Defendants contended that expert’s testimony inappropriately “evaluates and provides an assessment of the documentary and factual evidence related to the case,” of which the expert had no personal knowledge, as well as opined on lay matters that required no expert testimony, such as whether Plaintiff followed JPMC’s KYC and anti-money laundering processes. Defendants further contended that expert’s testimony as to the fact whether Plaintiff had a “reasonable belief” that Client A was engaged in illegal activity improperly usurped the role of the jury by “telling the jury what result to reach.” The Court agreed with the Defendants on this issue and held that expert may not testify on the issues of reasonability and that she may not merely bolster Plaintiff’s testimony as to the internal processes of JPMC of which she had no personal knowledge. The Court also precluded the expert from testifying as to whether the evidence in this case reasonably supported a termination of Client A’s relationship with JPMC. Finally, Defendants contended, and the Court agreed, that even if these opinions were admissible, expert was unqualified to testify as an expert, since she herself admitted during deposition that she had no experience or expertise as to the following: (1) a bank’s decision to terminate a client; (2) a bank’s KYC process; and (3) money laundering or securities fraud matters.

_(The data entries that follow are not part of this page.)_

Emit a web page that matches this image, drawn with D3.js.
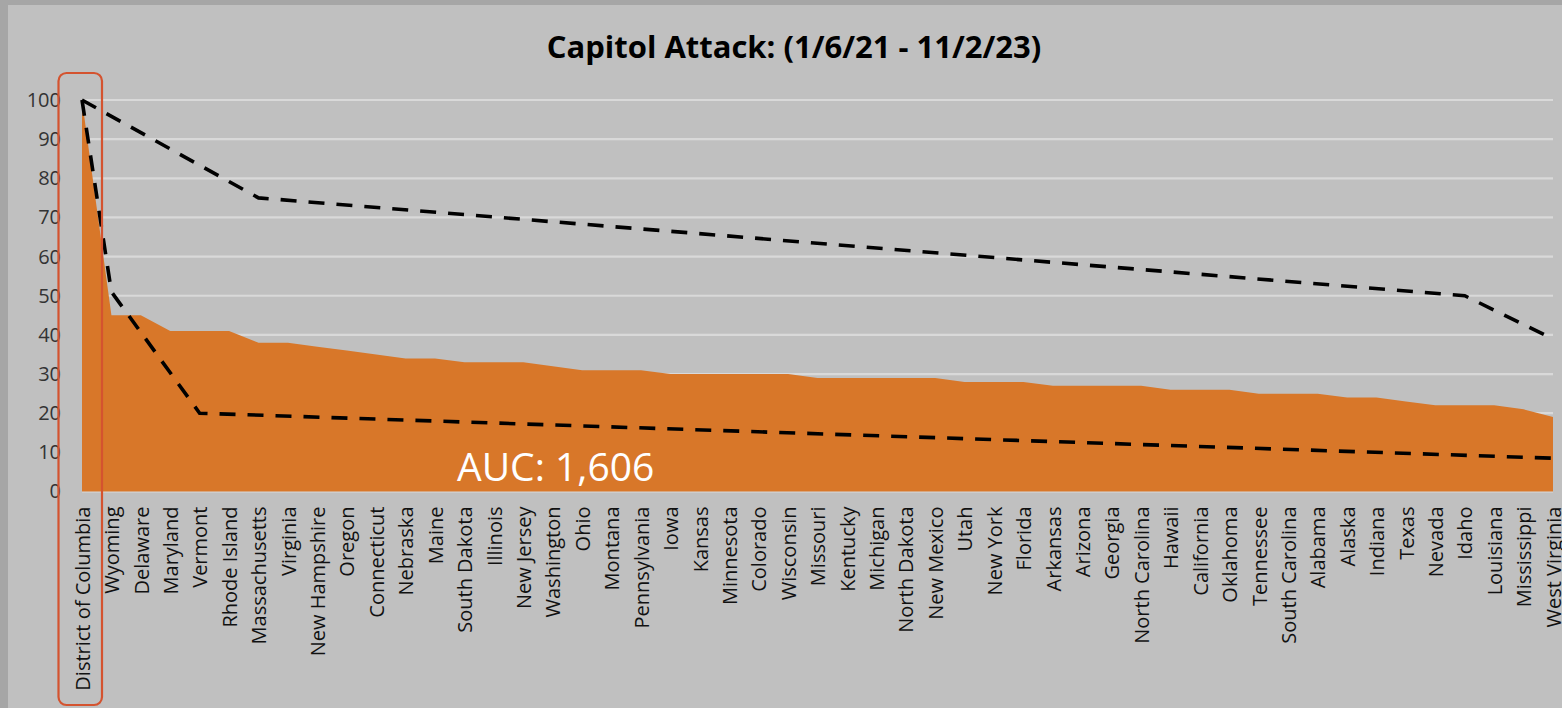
<!DOCTYPE html>
<html>
<head>
<meta charset="utf-8">
<script src="https://cdn.jsdelivr.net/npm/d3@7"></script>
<style>
  body { margin: 0; background: #a6a6a6; }
  text { font-family: "Open Sans", "DejaVu Sans", sans-serif; }
</style>
</head>
<body>
<div id="chart"></div>
<script>
// Data
var states = ["District of Columbia", "Wyoming", "Delaware", "Maryland", "Vermont",
  "Rhode Island", "Massachusetts", "Virginia", "New Hampshire", "Oregon", "Connecticut",
  "Nebraska", "Maine", "South Dakota", "Illinois", "New Jersey", "Washington", "Ohio",
  "Montana", "Pennsylvania", "Iowa", "Kansas", "Minnesota", "Colorado", "Wisconsin",
  "Missouri", "Kentucky", "Michigan", "North Dakota", "New Mexico", "Utah", "New York",
  "Florida", "Arkansas", "Arizona", "Georgia", "North Carolina", "Hawaii", "California",
  "Oklahoma", "Tennessee", "South Carolina", "Alabama", "Alaska", "Indiana", "Texas",
  "Nevada", "Idaho", "Louisiana", "Mississippi", "West Virginia"];

var values = [100, 45, 45, 41, 41, 41, 38, 38, 37, 36, 35, 34, 34, 33, 33, 33, 32, 31,
  31, 31, 30, 30, 30, 30, 30, 29, 29, 29, 29, 29, 28, 28, 28, 27, 27, 27, 27, 26, 26,
  26, 25, 25, 25, 24, 24, 23, 22, 22, 22, 21, 19];

// the two dashed reference lines (corner points only)
var upperStates = ["District of Columbia", "Massachusetts", "Idaho", "West Virginia"];
var upperValues = [100, 75, 50, 39];
var lowerStates = ["District of Columbia", "Wyoming", "Vermont", "West Virginia"];
var lowerValues = [100, 51, 20, 8.5];

var yTicks = [0, 10, 20, 30, 40, 50, 60, 70, 80, 90, 100];
var title = "Capitol Attack: (1/6/21 - 11/2/23)";
var aucLabel = "AUC: 1,606";
var highlighted = "District of Columbia";

var svgWidth = 1562;
var svgHeight = 708;

var svg = d3.select("#chart").append("svg")
  .attr("width", svgWidth).attr("height", svgHeight)
  .style("display", "block");

// chart background (dark strip left and top is the page)
svg.append("rect")
  .attr("x", 8).attr("y", 5)
  .attr("width", svgWidth - 8).attr("height", svgHeight - 5)
  .attr("fill", "#c0c0c0");

var xScale = d3.scalePoint().domain(states).range([82, 1553]).padding(0);
var yScale = d3.scaleLinear().domain([0, 100]).range([491.5, 100]);

// gridlines
svg.append("g").selectAll("line")
  .data(yTicks).enter().append("line")
  .attr("x1", xScale.range()[0]).attr("x2", xScale.range()[1])
  .attr("y1", d => yScale(d)).attr("y2", d => yScale(d))
  .attr("stroke", "#d9d9d9").attr("stroke-width", 2.2);

// area
var rows = states.map((s, i) => ({state: s, value: values[i]}));
var area = d3.area()
  .x(d => xScale(d.state))
  .y0(yScale(0))
  .y1(d => yScale(d.value));

svg.append("path")
  .datum(rows)
  .attr("d", area)
  .attr("fill", "#d87729");

// dashed lines
var line = d3.line()
  .x(d => xScale(d[0]))
  .y(d => yScale(d[1]));

[[upperStates, upperValues], [lowerStates, lowerValues]].forEach(function(pair) {
  var pts = pair[0].map((s, i) => [s, pair[1][i]]);
  svg.append("path")
    .attr("d", line(pts))
    .attr("fill", "none")
    .attr("stroke", "#000")
    .attr("stroke-width", 3.6)
    .attr("stroke-dasharray", "16,12")
    .attr("stroke-linejoin", "miter");
});

// y axis
var yAxis = d3.axisLeft(yScale).tickValues(yTicks).tickSize(0).tickPadding(21);
var yAxisDraw = svg.append("g")
  .attr("transform", `translate(${xScale.range()[0]},0)`)
  .call(yAxis);
yAxisDraw.select(".domain").remove();
yAxisDraw.selectAll("text")
  .attr("font-size", "20px")
  .attr("fill", "#333")
  .style("font-family", "'Open Sans', sans-serif");

// x axis with rotated state names
var xAxis = d3.axisBottom(xScale).tickSize(0);
var xAxisDraw = svg.append("g")
  .attr("transform", `translate(0,${yScale(0)})`)
  .call(xAxis);
xAxisDraw.select(".domain").remove();
xAxisDraw.selectAll("text")
  .attr("font-size", "20px")
  .attr("fill", "#111")
  .style("font-family", "'Open Sans', sans-serif")
  .attr("text-anchor", "end")
  .attr("transform", "rotate(-90)")
  .attr("x", -15)
  .attr("y", 0)
  .attr("dy", "0.36em");

// title
svg.append("text")
  .attr("x", 794).attr("y", 58)
  .attr("text-anchor", "middle")
  .attr("font-size", "31px")
  .attr("font-weight", "bold")
  .attr("fill", "#000")
  .text(title);

// AUC annotation
svg.append("text")
  .attr("x", 457).attr("y", 481)
  .attr("font-size", "39px")
  .attr("fill", "#fff")
  .text(aucLabel);

// red box round the highlighted category
var hx = xScale(highlighted);
svg.append("rect")
  .attr("x", hx - 23.5).attr("y", 73)
  .attr("width", 43.5).attr("height", 632)
  .attr("rx", 8).attr("ry", 8)
  .attr("fill", "none")
  .attr("stroke", "#d4532f")
  .attr("stroke-width", 2.2);
</script>
</body>
</html>
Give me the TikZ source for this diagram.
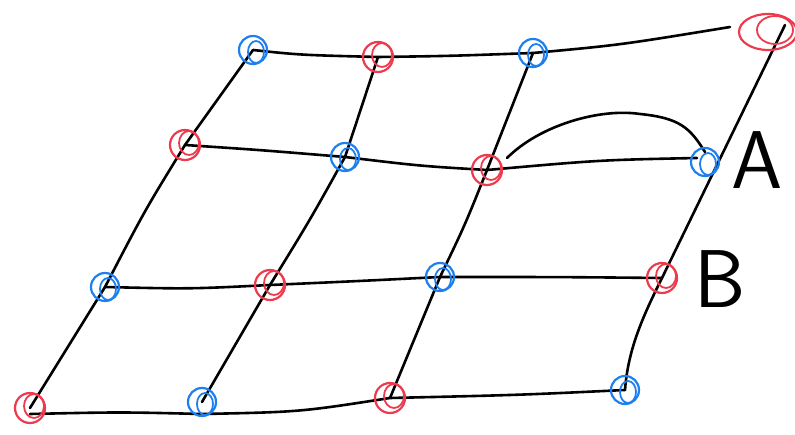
\documentclass[tikz,border=0pt]{standalone}
\usetikzlibrary{calc,shapes.geometric}
\definecolor{rd}{RGB}{238,58,78}
\definecolor{bl}{RGB}{30,128,238}
\begin{document}
\begin{tikzpicture}[x=1pt,y=-1pt,
  ln/.style={line width=2.6pt,black,line cap=round,line join=round},
  rdot/.style={circle,draw=rd,line width=2.2pt,minimum size=30pt,inner sep=0pt},
  bdot/.style={circle,draw=bl,line width=2.2pt,minimum size=28pt,inner sep=0pt},
  lab/.style={font=\sffamily\fontsize{82}{82}\selectfont,inner sep=0pt}]
\useasboundingbox (0,0) rectangle (795,435);
% grid points
\coordinate (p11) at (253,50);  \coordinate (p12) at (378,57);  \coordinate (p13) at (533,53);  \coordinate (p14) at (768,32);
\coordinate (p21) at (185,145); \coordinate (p22) at (345,157); \coordinate (p23) at (487,170); \coordinate (p24) at (705,162);
\coordinate (p31) at (105,287); \coordinate (p32) at (270,285); \coordinate (p33) at (440,277); \coordinate (p34) at (662,278);
\coordinate (p41) at (30,408);  \coordinate (p42) at (202,402); \coordinate (p43) at (390,398); \coordinate (p44) at (625,390);
\coordinate (topend) at (730,27);
\coordinate (coltop) at (785,25);
% lines: rows
\draw[ln] (p11) .. controls (300,55) .. (p12) .. controls (450,56) .. (p13) .. controls (620,45) .. (topend);
\draw[ln] (p21) .. controls (260,150) .. (p22) .. controls (420,166) .. (p23) .. controls (600,160) .. (697,158);
\draw[ln] (p31) .. controls (190,289) .. (p32) .. controls (360,281) .. (p33) .. controls (560,277) .. (p34);
\draw[ln] (30,414) .. controls (120,412) .. (202,414) .. controls (300,412) .. (p43) .. controls (520,395) .. (p44);
% lines: columns
\draw[ln] (p11) -- (p21) .. controls (145,210) .. (p31) -- (p41);
\draw[ln] (p12) -- (p22) .. controls (310,220) .. (p32) -- (p42);
\draw[ln] (p13) -- (p23) .. controls (465,225) .. (p33) -- (p43);
\draw[ln] (coltop) -- (p34) .. controls (642,318) and (628,350) .. (p44);
% arc
\draw[ln] (507,158) .. controls (540,125) and (600,108) .. (640,114) .. controls (680,118) and (690,128) .. (705,152);
% dots
\foreach \n/\c in {p11/b,p12/r,p13/b,p21/r,p22/b,p23/r,p24/b,p31/b,p32/r,p33/b,p34/r,p41/r,p42/b,p43/r,p44/b}{
  \if\c r
    \node[rdot] (d\n) at (\n) {};
    \draw[rd,line width=1.8pt] ($(\n)+(4,-2)$) ellipse (10 and 12);
  \else
    \node[bdot] (d\n) at (\n) {};
    \draw[bl,line width=1.8pt] ($(\n)+(3,2)$) ellipse (8 and 11);
  \fi
}
\node[ellipse,draw=rd,line width=2.2pt,minimum width=58pt,minimum height=36pt,inner sep=0pt] (dp14) at (p14) {};
\draw[rd,line width=1.8pt] (775,30) ellipse (18 and 14);
% labels
\node[lab] (A) at (757,160) {A};
\node[lab] (B) at (720,279) {B};
\end{tikzpicture}
\end{document}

The Court, however, held that the expert witness’s expertise as an accountant and with respect to SOX compliance programs had been sufficiently established. Therefore, she may testify as to those matters and transactions which, as an accountant, might trigger concern under SOX (so called “red flags”), and why.


Defendant’s motion to strike the expert testimony of the Plaintiff’s accounting expert witness was granted in part and denied in part.